The Associated Press had a more detailed story April 27:
"Simple luck helped Tim Crebase and two friends find a stash
of cash buried in his yard."

"It was a rainy day that prevented Crebase and friends Barry
Billcliff and Matt Ingham go to their roofing job, so they began
digging around his Methuen yard to dig up a shrub whose roots
were creeping into a nearby set of stairs.

About a foot down, Crebase said, he hit some soft wood. More
digging cracked open a can and he saw the cash.

After grabbing it, Crebase said he ran screaming to show Billcliff
and Ingham, and they helped him uncover about eight remaining
cans. The total stash was about 1,800 bills dating between 1899
and 1929 and piles of gold and silver certificates. Exactly who
buried it at the home in Methuen, about 30 miles north of Boston
- and why - is unknown."

To read the full story, see: Full Story

Another reader saw the story, too, noting: "This buried treasure
story ran in newspapers all over the world."

When I read one account stating the money was found under a
tree and another account saying a bush, I shrugged it off as
inaccurate journalism. I've been quoted in print many times as
part of my work, and I know reporters don't always get the
story straight. But local police smelled something fishy when
the men's stories kept changing and just didn't add up. And then
an anonymous tip came saying that the money had been taken
from a barn the men recently worked on as roofers. An April
30th article in the Boston Globe was one of the follow-up pieces
on the story:

"The more they told their fantastic tale of unearthing buried
treasure in a Methuen backyard, posing with wads of cash and
bathing in the lights of prime-time fame, the more their story
began to fray.

Barry Billcliff, 26, of Manchester, N.H., and Timothy Crebase,
24, of Methuen, described again and again their amazing luck
three weeks ago when, they said, they dug up antique money
worth more than $100,000 at a house Crebase was renting.
Thursday night, their whirlwind media tour was preempted by
an inconvenient legal development: their arrest.

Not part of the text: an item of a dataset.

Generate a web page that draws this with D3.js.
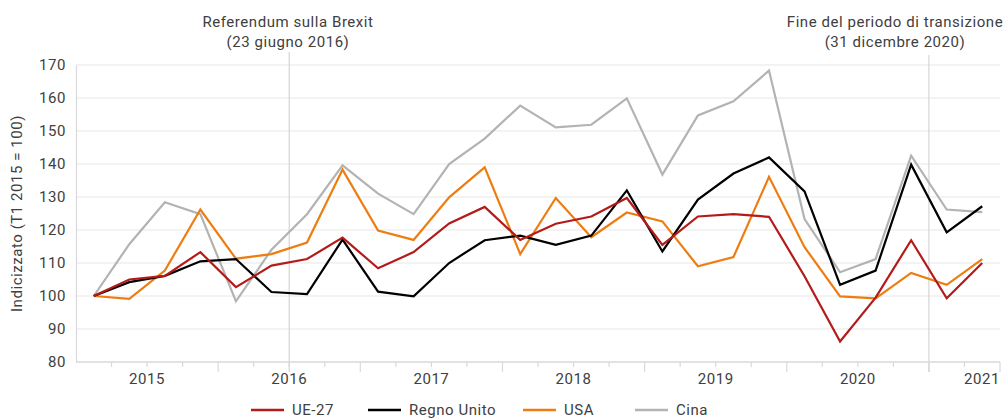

The good-luck tale that bounced from Tuscaloosa, Ala., to
Grand Forks, N.D., imploded yesterday as police yesterday
charged the men with receiving stolen property, conspiracy,
and being accessories after the fact. Police say Crebase, a
roofer, found the money more than a month ago while repairing
a barn in Newbury.

The men pleaded not guilty yesterday to the charges in Lawrence
District Court. A third man, Kevin Kozak, 27, of Methuen, who
owns the house where the other two said they found the money,
turned himself in last night at 8:45, according to Methuen police."

"Police said yesterday that the money -- about 1,800 bills dating
from 1899 to 1929 -- was stashed in metal cans in the rafters
of the barn, which sits on a 200-acre farm belonging to Sylvia
Littlefield.

Dan Iwanowicz, who works on the farm where beef cattle, goats,
and chickens are raised, said the owners did not know the money
was in the building, which he described as a tractor and tool shed."

"No one has disputed that the bills are authentic. Yesterday, Solomon
said Secret Service agents were excited about the discovery because
many of the bills are so rare they do not think they appear in their
archives. Essex Assistant District Attorney Gabrielle Foote Clark
said the men had been offered $125,000 by a collector.

Most of the cash has been recovered, Solomon said, and police
expect to reclaim the little they believe has been sold. Solomon
said he believed the men concocted their story about stumbling
upon the money so they could sell it without arousing suspicion."